Myself and Jon Bounds are working on creating a map of musical activity in Birmingham. As part of the AHRC KTF, Interactive Cultures sent us to the Cultural Mappings; Cities, Landscapes and Memory Symposium. Jon has provided the following report for us from the event:
The cultural mapping symposium at Liverpool University pulled together a lot of people doing real research into using maps with various cultural data, it also attracted myself and Jez Collins of the Birmingham Music Archive.
Mapping is a simple and powerful concept, using Geographic Information Systems (GIS) as the research community calls it – the rest of the world would say “putting data onto maps” – all sorts of connections can be made between different data sets, or between geographical features or even the emotions of the content.
I thought the most interesting project we heard about was Mapping The Lakes. The talk by Dr David Cooper focussed on the techniques used to place the notebooks of Samuel Taylor Coleridge and the work of Thomas Gray on maps of the Lake District that they were writing about, and a little on the kind of information that they could draw out from that.
While the intersections of literature and cartography discussed were interesting – the possibilities and the questions that the research raised were even more fascinating. The methods they’d used to analyse the text (including some automation of place search) were very analogous to things that the “mash-up” culture of social media is producing. Compare for example the interactive maps from the Lakes project with the “Half Map Half Biscuit” map of every place mentioned in Half Man Half Biscuit songs (very relevant to the Liverpool area of much of the work discussed) and the similarities rather than the differences are what comes to mind.

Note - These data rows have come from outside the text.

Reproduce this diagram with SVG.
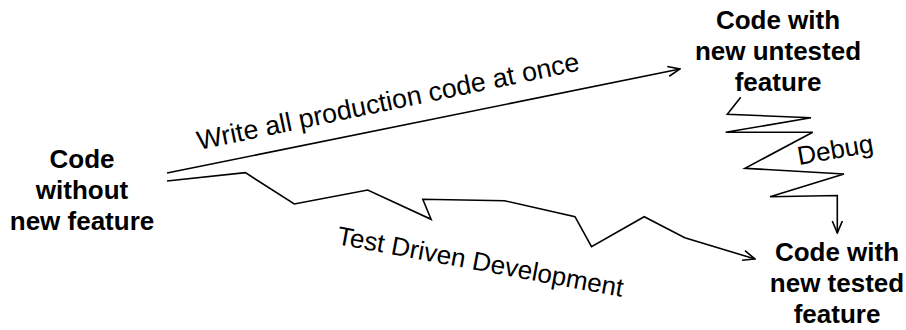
<svg xmlns="http://www.w3.org/2000/svg" width="906" height="330" viewBox="0 0 906 330">
<style>
.node{font-family:"Liberation Sans",Arial,Helvetica,sans-serif;font-weight:bold;font-size:26px;fill:#000;text-anchor:middle}
.lbl{font-family:"Liberation Sans",Arial,Helvetica,sans-serif;font-size:26px;fill:#000}
.edge{fill:none;stroke:#000;stroke-width:1.6;stroke-linejoin:miter}
</style>
<defs>
<marker id="arr" markerUnits="userSpaceOnUse" viewBox="0 0 14 12" refX="13" refY="6" markerWidth="14" markerHeight="12" orient="auto">
<path d="M1,1 L13,6 L1,11" fill="none" stroke="#000" stroke-width="1.6"/>
</marker>
</defs>
<rect width="906" height="330" fill="#fff"/>
<g id="connectors">
<g id="e-write">
<path class="edge" d="M167,173 L680,69" marker-end="url(#arr)"/>
<text class="lbl" style="font-size:26.8px" transform="translate(199,150) rotate(-11.8)">Write all production code at once</text>
</g>
<g id="e-tdd">
<path class="edge" d="M167,181 L245.4,172.7 L294.3,204 L367.7,190 L431.1,219.3 L422.8,199.3 L504.5,200.7 L575,216.7 L591.5,246.7 L644.2,216.7 L684.8,237.7 L755,259" marker-end="url(#arr)"/>
<text class="lbl" transform="translate(336,244) rotate(10.5)">Test Driven Development</text>
</g>
<g id="e-debug">
<path class="edge" d="M740.7,97.3 L727.3,114.3 L811,117.7 L725.7,132.3 L812.7,132.3 L745,168.3 L844,174 L770,196.7 L837.3,195.5 L837.3,233" marker-end="url(#arr)"/>
<text class="lbl" transform="translate(799,165) rotate(-10)">Debug</text>
</g>
</g>
<g id="n-start">
<text class="node" x="82" y="168">Code</text>
<text class="node" x="82" y="199">without</text>
<text class="node" x="82" y="230">new feature</text>
</g>
<g id="n-untested">
<text class="node" x="778" y="29">Code with</text>
<text class="node" x="778" y="60">new untested</text>
<text class="node" x="778" y="91">feature</text>
</g>
<g id="n-tested">
<text class="node" x="837" y="261">Code with</text>
<text class="node" x="837" y="292">new tested</text>
<text class="node" x="837" y="323">feature</text>
</g>
</svg>
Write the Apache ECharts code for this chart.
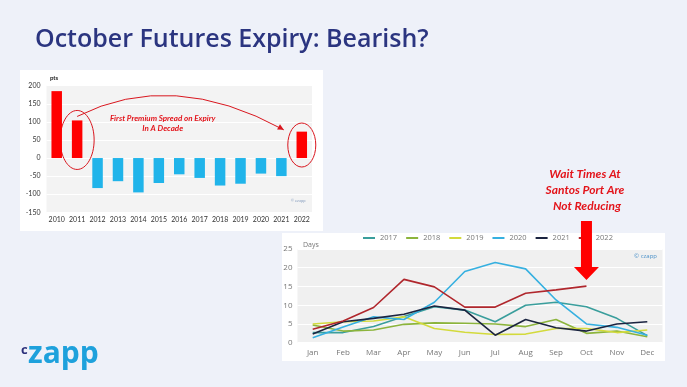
<!DOCTYPE html>
<html><head><meta charset="utf-8">
<script src="https://cdn.jsdelivr.net/npm/echarts@6/dist/echarts.min.js"></script>
<style>
html,body{margin:0;padding:0;width:687px;height:387px;overflow:hidden;background:#eef1f9;}
.panel{position:absolute;background:#fff;}
#chart{position:absolute;left:0;top:0;width:687px;height:387px;}
</style></head><body>
<div class="panel" style="left:20px;top:70px;width:303px;height:161px"></div>
<div class="panel" style="left:282px;top:233px;width:383px;height:128px"></div>
<div id="chart"></div>
<script>
// ---- data ----
const years = ['2010','2011','2012','2013','2014','2015','2016','2017','2018','2019','2020','2021','2022'];
const spreadPts = [185, 104, -83, -64, -95, -69, -45, -55, -76, -71, -43, -50, 73];
const months = ['Jan','Feb','Mar','Apr','May','Jun','Jul','Aug','Sep','Oct','Nov','Dec'];
const wait2017 = [2.7, 2.7, 4.3, 7.0, 9.6, 8.7, 5.6, 10.0, 10.8, 9.6, 6.5, 1.9];
const wait2018 = [4.7, 3.1, 3.4, 4.9, 5.3, 5.2, 5.0, 4.3, 6.2, 2.5, 3.1, 1.6];
const wait2019 = [5.0, 5.6, 5.8, 6.9, 3.8, 2.8, 2.2, 2.3, 3.8, 3.8, 2.7, 3.4];
const wait2020 = [1.3, 4.2, 6.9, 6.2, 10.8, 19.0, 21.4, 19.7, 11.4, 5.0, 4.1, 2.0];
const wait2021 = [2.3, 5.6, 6.5, 7.6, 9.8, 8.7, 2.0, 6.2, 4.0, 3.1, 5.0, 5.6];
const wait2022 = [3.6, 5.8, 9.4, 16.9, 14.9, 9.5, 9.5, 13.2, 14.1, 15.1];
const lineNames = ['2017','2018','2019','2020','2021','2022'];
const lineData = [wait2017, wait2018, wait2019, wait2020, wait2021, wait2022];
const lineColors = ['#3a9e9c','#8cb43c','#d3da3c','#36b0e0','#1b2440','#b0272d'];

const RED = '#ff0000', BLUE = '#20b4ea';
const chart = echarts.init(document.getElementById('chart'), null, {renderer:'canvas'});

const option = {
  backgroundColor: 'transparent',
  animation: false,
  legend: {
    data: lineNames, left: 363, top: 234, padding: 0,
    icon: 'rect', itemWidth: 12, itemHeight: 2, itemGap: 9,
    textStyle: {fontSize: 7.5, color: '#777', fontFamily: 'Open Sans'}
  },
  grid: [
    {left: 46.5, top: 85.7, width: 265.5, height: 126.6, show: true, backgroundColor: '#f3f3f3', borderWidth: 0},
    {left: 297.5, top: 249, width: 365, height: 93.7, show: true, backgroundColor: '#f0f0f0', borderWidth: 0}
  ],
  xAxis: [
    {type: 'category', gridIndex: 0, data: years, axisLine: {show: false}, axisTick: {show: false},
     axisLabel: {fontSize: 7, color: '#333', margin: 4, fontFamily: 'Lato', interval: 0}},
    {type: 'category', gridIndex: 1, data: months, boundaryGap: true, axisLine: {show: false}, axisTick: {show: false},
     axisLabel: {fontSize: 8, color: '#777', margin: 6, fontFamily: 'Open Sans', interval: 0}}
  ],
  yAxis: [
    {type: 'value', gridIndex: 0, min: -150, max: 200, interval: 50,
     axisLabel: {fontSize: 7, color: '#333', margin: 6, fontFamily: 'Lato'},
     splitLine: {lineStyle: {color: '#ffffff', width: 1}}, axisLine: {show: false}, axisTick: {show: false}},
    {type: 'value', gridIndex: 1, min: 0, max: 25, interval: 5,
     axisLabel: {fontSize: 8, color: '#777', margin: 5, fontFamily: 'Open Sans'},
     splitLine: {lineStyle: {color: '#ffffff', width: 1}}, axisLine: {show: false}, axisTick: {show: false}}
  ],
  series: [
    {type: 'bar', xAxisIndex: 0, yAxisIndex: 0, barWidth: 10.5,
     data: spreadPts.map(v => ({value: v, itemStyle: {color: v >= 0 ? RED : BLUE}}))}
  ].concat(lineNames.map((n, i) => ({
    type: 'line', name: n, xAxisIndex: 1, yAxisIndex: 1, data: lineData[i],
    symbol: 'none', lineStyle: {width: 1.6, color: lineColors[i]}, itemStyle: {color: lineColors[i]}, z: 2 + i
  })))
};
chart.setOption(option);

// ---- annotations anchored to the axes ----
const p0 = (c, v) => chart.convertToPixel({xAxisIndex: 0, yAxisIndex: 0}, [c, v]);
const p1 = (c, v) => chart.convertToPixel({xAxisIndex: 1, yAxisIndex: 1}, [c, v]);
const e1 = p0('2011', 50), e2 = p0('2022', 36);
const S = p0('2011', 115), E0 = p0('2022', 78);
const E = [E0[0] - 18, E0[1]];
const C = [172, 68.5];
const ang = Math.atan2(E[1] - C[1], E[0] - C[0]);
const ah = 6, aw = 3;
const arrowHead = [
  [E[0], E[1]],
  [E[0] - ah * Math.cos(ang) + aw * Math.sin(ang), E[1] - ah * Math.sin(ang) - aw * Math.cos(ang)],
  [E[0] - ah * Math.cos(ang) - aw * Math.sin(ang), E[1] - ah * Math.sin(ang) + aw * Math.cos(ang)]
];
const tip = p1('Oct', 16.7);
const bx = tip[0];
const redText = {fill: '#e3141b', fontFamily: 'Lato', fontStyle: 'italic', fontWeight: 'bold'};

chart.setOption({
  graphic: [
    {type: 'text', x: 35, y: 40, style: {text: 'October Futures Expiry: Bearish?', fill: '#2b3580', fontSize: 25, fontWeight: 600, fontFamily: 'Open Sans', verticalAlign: 'middle'}},
    // logo
    {type: 'text', x: 21, y: 350, style: {text: 'c', fill: '#2b2f7a', fontSize: 13, fontWeight: 'bold', fontFamily: 'Open Sans', verticalAlign: 'middle'}},
    {type: 'text', x: 28, y: 354, style: {text: 'zapp', fill: '#1ea1dc', fontSize: 30, fontWeight: 'bold', fontFamily: 'Open Sans', verticalAlign: 'middle'}},
    // bar chart extras
    {type: 'text', x: 50, y: 78, style: {text: 'pts', fill: '#222', fontSize: 6, fontWeight: 'bold', fontFamily: 'Lato', verticalAlign: 'middle'}},
    {type: 'text', x: 298, y: 201, style: {text: '© ezapp', fill: '#8aa0c0', fontSize: 4, fontFamily: 'Lato', align: 'center', verticalAlign: 'middle'}},
    {type: 'ellipse', shape: {cx: e1[0], cy: e1[1], rx: 17, ry: 29.5}, style: {fill: 'none', stroke: '#d9161e', lineWidth: 1}},
    {type: 'ellipse', shape: {cx: e2[0], cy: e2[1], rx: 14, ry: 22}, style: {fill: 'none', stroke: '#d9161e', lineWidth: 1}},
    {type: 'bezierCurve', shape: {x1: S[0], y1: S[1], cpx1: C[0], cpy1: C[1], x2: E[0], y2: E[1]}, style: {fill: 'none', stroke: '#d9161e', lineWidth: 1}},
    {type: 'polygon', shape: {points: arrowHead}, style: {fill: '#d9161e'}},
    {type: 'text', x: 162.7, y: 118.3, style: Object.assign({text: 'First Premium Spread on Expiry', fontSize: 8, align: 'center', verticalAlign: 'middle'}, redText)},
    {type: 'text', x: 162.7, y: 128.3, style: Object.assign({text: 'In A Decade', fontSize: 8, align: 'center', verticalAlign: 'middle'}, redText)},
    // line chart extras
    {type: 'text', x: 303, y: 245, style: {text: 'Days', fill: '#777', fontSize: 7, fontFamily: 'Open Sans', verticalAlign: 'middle'}},
    {type: 'text', x: 657, y: 256, style: {text: '© czapp', fill: '#4a90c8', fontSize: 6, fontFamily: 'Open Sans', align: 'right', verticalAlign: 'middle'}},
    {type: 'text', x: 585, y: 174, style: Object.assign({text: 'Wait Times At', fontSize: 12, align: 'center', verticalAlign: 'middle'}, redText)},
    {type: 'text', x: 585, y: 190, style: Object.assign({text: 'Santos Port Are', fontSize: 12, align: 'center', verticalAlign: 'middle'}, redText)},
    {type: 'text', x: 587, y: 206, style: Object.assign({text: 'Not Reducing', fontSize: 12, align: 'center', verticalAlign: 'middle'}, redText)},
    {type: 'polygon', z: 100, shape: {points: [
      [bx - 5.5, 221], [bx + 5.5, 221], [bx + 5.5, tip[1] - 13], [bx + 12.5, tip[1] - 13],
      [bx, tip[1]], [bx - 12.5, tip[1] - 13], [bx - 5.5, tip[1] - 13]
    ]}, style: {fill: '#ff0000'}}
  ]
});
</script>
</body></html>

Closer links between the University based cultural mappers and the social media types like myself (in industry or privately) could be very much mutually beneficial. The academics have some fine ways of working and real knowledge about the possibilities of mapping, but they’re often using proprietary data and closed systems – which restricts the sharing and the cross pollination that mapping enables. They also struggle with the sustainability of projects – what to do with the data once collected, or how to display or continue to store it when project based funding comes to an end. This is something that opening up to the “community” online could solve – not to mention the way that social cultural information can be mapped by those involved in or experiencing the culture themselves, removing a layer of abstraction and spreading the data collection.
I know that Jez and myself came away with a lot of ideas of using mapping for the Birmingham Music Archive – from a map of every Birmingham place mentioned in a lyric, to thought about how a future BMA database could work best. Exciting times for everyone interested in the relationship of culture to place, the technology is finally catching up.